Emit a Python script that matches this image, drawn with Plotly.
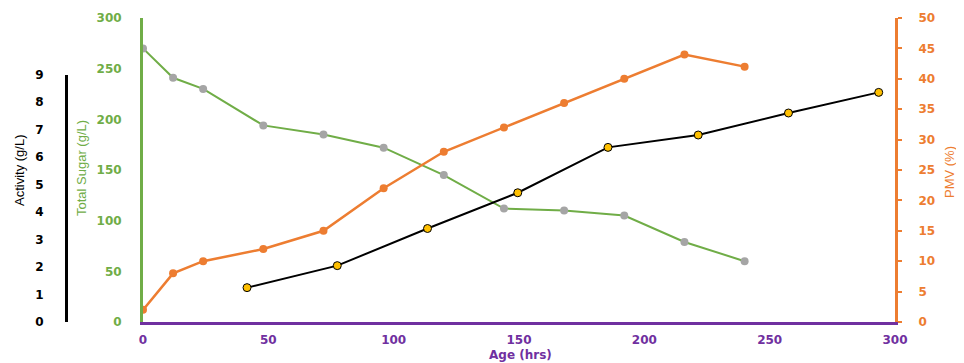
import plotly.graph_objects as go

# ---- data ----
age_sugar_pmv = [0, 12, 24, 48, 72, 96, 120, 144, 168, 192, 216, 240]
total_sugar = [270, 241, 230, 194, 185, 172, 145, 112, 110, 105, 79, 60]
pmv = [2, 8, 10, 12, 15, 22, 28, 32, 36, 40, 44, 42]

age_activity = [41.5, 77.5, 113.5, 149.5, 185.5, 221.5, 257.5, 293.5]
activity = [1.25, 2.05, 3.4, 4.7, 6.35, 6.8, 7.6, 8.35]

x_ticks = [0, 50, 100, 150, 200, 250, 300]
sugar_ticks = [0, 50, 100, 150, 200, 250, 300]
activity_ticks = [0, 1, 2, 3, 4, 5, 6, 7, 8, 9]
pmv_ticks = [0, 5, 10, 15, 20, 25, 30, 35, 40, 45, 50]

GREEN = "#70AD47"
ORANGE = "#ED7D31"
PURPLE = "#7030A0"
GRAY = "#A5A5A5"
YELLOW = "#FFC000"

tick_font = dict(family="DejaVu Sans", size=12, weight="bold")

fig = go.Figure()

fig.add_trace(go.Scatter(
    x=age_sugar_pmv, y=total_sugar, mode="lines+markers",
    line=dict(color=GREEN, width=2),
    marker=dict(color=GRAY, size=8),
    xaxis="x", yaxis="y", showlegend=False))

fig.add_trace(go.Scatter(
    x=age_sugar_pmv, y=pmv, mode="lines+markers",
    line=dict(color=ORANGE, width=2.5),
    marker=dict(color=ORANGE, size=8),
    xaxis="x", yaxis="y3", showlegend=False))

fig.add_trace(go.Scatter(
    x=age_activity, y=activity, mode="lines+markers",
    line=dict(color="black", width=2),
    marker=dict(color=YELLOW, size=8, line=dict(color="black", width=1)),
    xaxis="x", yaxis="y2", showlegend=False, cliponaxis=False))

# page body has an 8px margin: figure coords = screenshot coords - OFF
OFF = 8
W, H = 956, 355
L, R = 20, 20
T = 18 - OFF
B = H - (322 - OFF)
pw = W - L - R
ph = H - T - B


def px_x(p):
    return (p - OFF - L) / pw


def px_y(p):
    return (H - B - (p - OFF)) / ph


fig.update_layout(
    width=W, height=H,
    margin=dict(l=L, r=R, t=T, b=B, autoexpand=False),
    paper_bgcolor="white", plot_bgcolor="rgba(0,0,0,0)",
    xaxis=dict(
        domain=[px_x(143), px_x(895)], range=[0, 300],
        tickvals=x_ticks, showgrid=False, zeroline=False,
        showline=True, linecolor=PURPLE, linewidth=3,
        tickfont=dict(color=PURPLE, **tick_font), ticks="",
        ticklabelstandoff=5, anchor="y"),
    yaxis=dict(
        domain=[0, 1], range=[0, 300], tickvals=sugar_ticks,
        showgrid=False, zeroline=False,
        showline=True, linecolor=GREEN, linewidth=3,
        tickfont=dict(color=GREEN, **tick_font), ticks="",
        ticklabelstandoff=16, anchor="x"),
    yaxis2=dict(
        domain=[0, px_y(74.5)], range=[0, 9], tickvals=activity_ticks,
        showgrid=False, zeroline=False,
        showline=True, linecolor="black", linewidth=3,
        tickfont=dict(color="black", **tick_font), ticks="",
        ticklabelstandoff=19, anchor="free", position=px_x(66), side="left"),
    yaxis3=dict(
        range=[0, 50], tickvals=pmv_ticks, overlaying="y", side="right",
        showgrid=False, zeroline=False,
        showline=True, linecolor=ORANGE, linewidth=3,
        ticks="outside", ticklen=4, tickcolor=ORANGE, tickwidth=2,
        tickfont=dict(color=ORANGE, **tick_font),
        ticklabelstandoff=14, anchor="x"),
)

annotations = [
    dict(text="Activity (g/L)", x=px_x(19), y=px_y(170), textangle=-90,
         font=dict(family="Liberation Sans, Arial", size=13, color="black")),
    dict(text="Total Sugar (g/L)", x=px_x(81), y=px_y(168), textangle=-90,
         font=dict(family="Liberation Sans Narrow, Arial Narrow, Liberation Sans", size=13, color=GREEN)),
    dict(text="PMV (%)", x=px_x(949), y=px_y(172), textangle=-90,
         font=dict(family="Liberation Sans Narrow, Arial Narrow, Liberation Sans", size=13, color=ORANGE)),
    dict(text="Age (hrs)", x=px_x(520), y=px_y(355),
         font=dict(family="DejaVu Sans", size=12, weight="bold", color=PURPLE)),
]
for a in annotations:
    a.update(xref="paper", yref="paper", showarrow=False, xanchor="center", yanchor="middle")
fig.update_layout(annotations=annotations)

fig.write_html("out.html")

########################################

→ Directive: Please write out all of the material above without changing a word, and omit any pictures.

→ Output of the task:
Emit a Python script that matches this image, drawn with Plotly.
import plotly.graph_objects as go

# ---- data ----
age_sugar_pmv = [0, 12, 24, 48, 72, 96, 120, 144, 168, 192, 216, 240]
total_sugar = [270, 241, 230, 194, 185, 172, 145, 112, 110, 105, 79, 60]
pmv = [2, 8, 10, 12, 15, 22, 28, 32, 36, 40, 44, 42]

age_activity = [41.5, 77.5, 113.5, 149.5, 185.5, 221.5, 257.5, 293.5]
activity = [1.25, 2.05, 3.4, 4.7, 6.35, 6.8, 7.6, 8.35]

x_ticks = [0, 50, 100, 150, 200, 250, 300]
sugar_ticks = [0, 50, 100, 150, 200, 250, 300]
activity_ticks = [0, 1, 2, 3, 4, 5, 6, 7, 8, 9]
pmv_ticks = [0, 5, 10, 15, 20, 25, 30, 35, 40, 45, 50]

GREEN = "#70AD47"
ORANGE = "#ED7D31"
PURPLE = "#7030A0"
GRAY = "#A5A5A5"
YELLOW = "#FFC000"

tick_font = dict(family="DejaVu Sans", size=12, weight="bold")

fig = go.Figure()

fig.add_trace(go.Scatter(
    x=age_sugar_pmv, y=total_sugar, mode="lines+markers",
    line=dict(color=GREEN, width=2),
    marker=dict(color=GRAY, size=8),
    xaxis="x", yaxis="y", showlegend=False))

fig.add_trace(go.Scatter(
    x=age_sugar_pmv, y=pmv, mode="lines+markers",
    line=dict(color=ORANGE, width=2.5),
    marker=dict(color=ORANGE, size=8),
    xaxis="x", yaxis="y3", showlegend=False))

fig.add_trace(go.Scatter(
    x=age_activity, y=activity, mode="lines+markers",
    line=dict(color="black", width=2),
    marker=dict(color=YELLOW, size=8, line=dict(color="black", width=1)),
    xaxis="x", yaxis="y2", showlegend=False, cliponaxis=False))

# page body has an 8px margin: figure coords = screenshot coords - OFF
OFF = 8
W, H = 956, 355
L, R = 20, 20
T = 18 - OFF
B = H - (322 - OFF)
pw = W - L - R
ph = H - T - B


def px_x(p):
    return (p - OFF - L) / pw


def px_y(p):
    return (H - B - (p - OFF)) / ph


fig.update_layout(
    width=W, height=H,
    margin=dict(l=L, r=R, t=T, b=B, autoexpand=False),
    paper_bgcolor="white", plot_bgcolor="rgba(0,0,0,0)",
    xaxis=dict(
        domain=[px_x(143), px_x(895)], range=[0, 300],
        tickvals=x_ticks, showgrid=False, zeroline=False,
        showline=True, linecolor=PURPLE, linewidth=3,
        tickfont=dict(color=PURPLE, **tick_font), ticks="",
        ticklabelstandoff=5, anchor="y"),
    yaxis=dict(
        domain=[0, 1], range=[0, 300], tickvals=sugar_ticks,
        showgrid=False, zeroline=False,
        showline=True, linecolor=GREEN, linewidth=3,
        tickfont=dict(color=GREEN, **tick_font), ticks="",
        ticklabelstandoff=16, anchor="x"),
    yaxis2=dict(
        domain=[0, px_y(74.5)], range=[0, 9], tickvals=activity_ticks,
        showgrid=False, zeroline=False,
        showline=True, linecolor="black", linewidth=3,
        tickfont=dict(color="black", **tick_font), ticks="",
        ticklabelstandoff=19, anchor="free", position=px_x(66), side="left"),
    yaxis3=dict(
        range=[0, 50], tickvals=pmv_ticks, overlaying="y", side="right",
        showgrid=False, zeroline=False,
        showline=True, linecolor=ORANGE, linewidth=3,
        ticks="outside", ticklen=4, tickcolor=ORANGE, tickwidth=2,
        tickfont=dict(color=ORANGE, **tick_font),
        ticklabelstandoff=14, anchor="x"),
)

annotations = [
    dict(text="Activity (g/L)", x=px_x(19), y=px_y(170), textangle=-90,
         font=dict(family="Liberation Sans, Arial", size=13, color="black")),
    dict(text="Total Sugar (g/L)", x=px_x(81), y=px_y(168), textangle=-90,
         font=dict(family="Liberation Sans Narrow, Arial Narrow, Liberation Sans", size=13, color=GREEN)),
    dict(text="PMV (%)", x=px_x(949), y=px_y(172), textangle=-90,
         font=dict(family="Liberation Sans Narrow, Arial Narrow, Liberation Sans", size=13, color=ORANGE)),
    dict(text="Age (hrs)", x=px_x(520), y=px_y(355),
         font=dict(family="DejaVu Sans", size=12, weight="bold", color=PURPLE)),
]
for a in annotations:
    a.update(xref="paper", yref="paper", showarrow=False, xanchor="center", yanchor="middle")
fig.update_layout(annotations=annotations)

fig.write_html("out.html")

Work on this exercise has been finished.